→ **Data**:
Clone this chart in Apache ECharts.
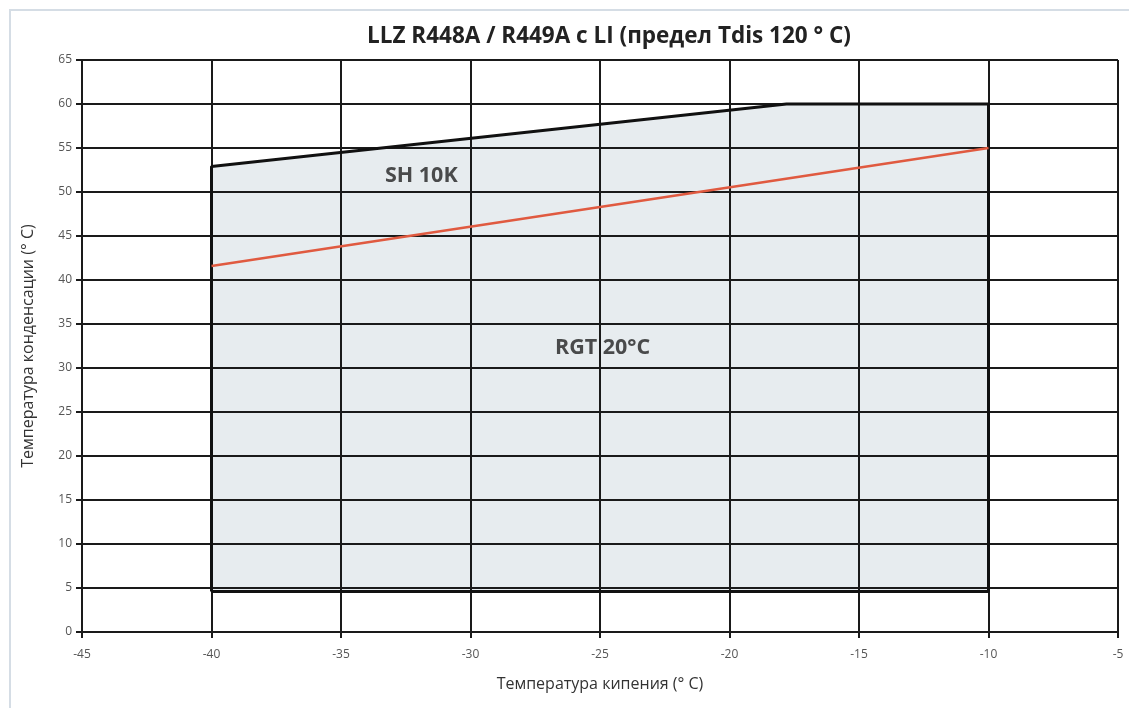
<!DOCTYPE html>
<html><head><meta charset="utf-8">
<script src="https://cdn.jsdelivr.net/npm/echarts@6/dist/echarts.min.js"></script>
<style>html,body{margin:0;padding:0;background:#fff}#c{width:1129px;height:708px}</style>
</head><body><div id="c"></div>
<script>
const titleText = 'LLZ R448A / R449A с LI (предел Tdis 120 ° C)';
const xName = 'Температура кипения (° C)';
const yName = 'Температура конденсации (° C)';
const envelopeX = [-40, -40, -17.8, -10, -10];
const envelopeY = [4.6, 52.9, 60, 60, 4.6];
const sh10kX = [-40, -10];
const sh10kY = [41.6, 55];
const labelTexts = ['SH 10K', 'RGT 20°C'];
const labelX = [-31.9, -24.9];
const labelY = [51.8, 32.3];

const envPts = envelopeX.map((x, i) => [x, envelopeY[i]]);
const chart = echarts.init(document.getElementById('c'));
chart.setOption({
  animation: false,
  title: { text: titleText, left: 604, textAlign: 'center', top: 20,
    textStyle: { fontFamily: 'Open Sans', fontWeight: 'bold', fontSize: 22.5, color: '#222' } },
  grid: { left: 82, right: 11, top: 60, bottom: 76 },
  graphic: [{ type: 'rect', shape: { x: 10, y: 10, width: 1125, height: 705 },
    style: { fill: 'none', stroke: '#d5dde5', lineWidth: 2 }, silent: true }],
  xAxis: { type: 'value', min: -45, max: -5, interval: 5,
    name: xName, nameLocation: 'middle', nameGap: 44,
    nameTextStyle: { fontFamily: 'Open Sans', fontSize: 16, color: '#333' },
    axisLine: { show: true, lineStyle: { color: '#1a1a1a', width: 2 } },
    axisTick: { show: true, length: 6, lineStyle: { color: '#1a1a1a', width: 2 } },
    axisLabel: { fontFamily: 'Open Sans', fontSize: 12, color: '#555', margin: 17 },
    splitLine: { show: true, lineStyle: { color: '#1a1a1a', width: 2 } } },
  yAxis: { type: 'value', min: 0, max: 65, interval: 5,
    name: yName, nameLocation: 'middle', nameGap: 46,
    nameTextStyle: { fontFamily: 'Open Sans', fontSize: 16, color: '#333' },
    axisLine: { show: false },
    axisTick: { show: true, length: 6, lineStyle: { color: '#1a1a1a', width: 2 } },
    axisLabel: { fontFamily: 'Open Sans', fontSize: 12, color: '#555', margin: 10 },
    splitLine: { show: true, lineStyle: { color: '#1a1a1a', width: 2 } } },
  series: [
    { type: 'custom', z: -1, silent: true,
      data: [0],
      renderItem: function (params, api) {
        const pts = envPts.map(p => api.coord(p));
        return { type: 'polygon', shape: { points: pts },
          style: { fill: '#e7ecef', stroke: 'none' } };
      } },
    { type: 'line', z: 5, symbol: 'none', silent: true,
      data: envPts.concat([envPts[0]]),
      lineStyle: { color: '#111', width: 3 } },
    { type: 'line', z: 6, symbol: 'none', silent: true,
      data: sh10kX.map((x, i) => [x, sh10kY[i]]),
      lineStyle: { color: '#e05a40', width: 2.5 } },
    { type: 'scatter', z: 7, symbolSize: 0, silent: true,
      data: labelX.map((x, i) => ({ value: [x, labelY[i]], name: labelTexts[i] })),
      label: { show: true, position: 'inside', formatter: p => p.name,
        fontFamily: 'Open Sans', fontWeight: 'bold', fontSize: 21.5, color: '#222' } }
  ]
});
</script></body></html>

→ **Goal of the exercise**: Restate exactly, please, only the lines between the start of the data and the line containing "const labelY = [51.8, 32.3];", both ends included, skipping the pictures.

→ **Response below**:
Clone this chart in Apache ECharts.
<!DOCTYPE html>
<html><head><meta charset="utf-8">
<script src="https://cdn.jsdelivr.net/npm/echarts@6/dist/echarts.min.js"></script>
<style>html,body{margin:0;padding:0;background:#fff}#c{width:1129px;height:708px}</style>
</head><body><div id="c"></div>
<script>
const titleText = 'LLZ R448A / R449A с LI (предел Tdis 120 ° C)';
const xName = 'Температура кипения (° C)';
const yName = 'Температура конденсации (° C)';
const envelopeX = [-40, -40, -17.8, -10, -10];
const envelopeY = [4.6, 52.9, 60, 60, 4.6];
const sh10kX = [-40, -10];
const sh10kY = [41.6, 55];
const labelTexts = ['SH 10K', 'RGT 20°C'];
const labelX = [-31.9, -24.9];
const labelY = [51.8, 32.3];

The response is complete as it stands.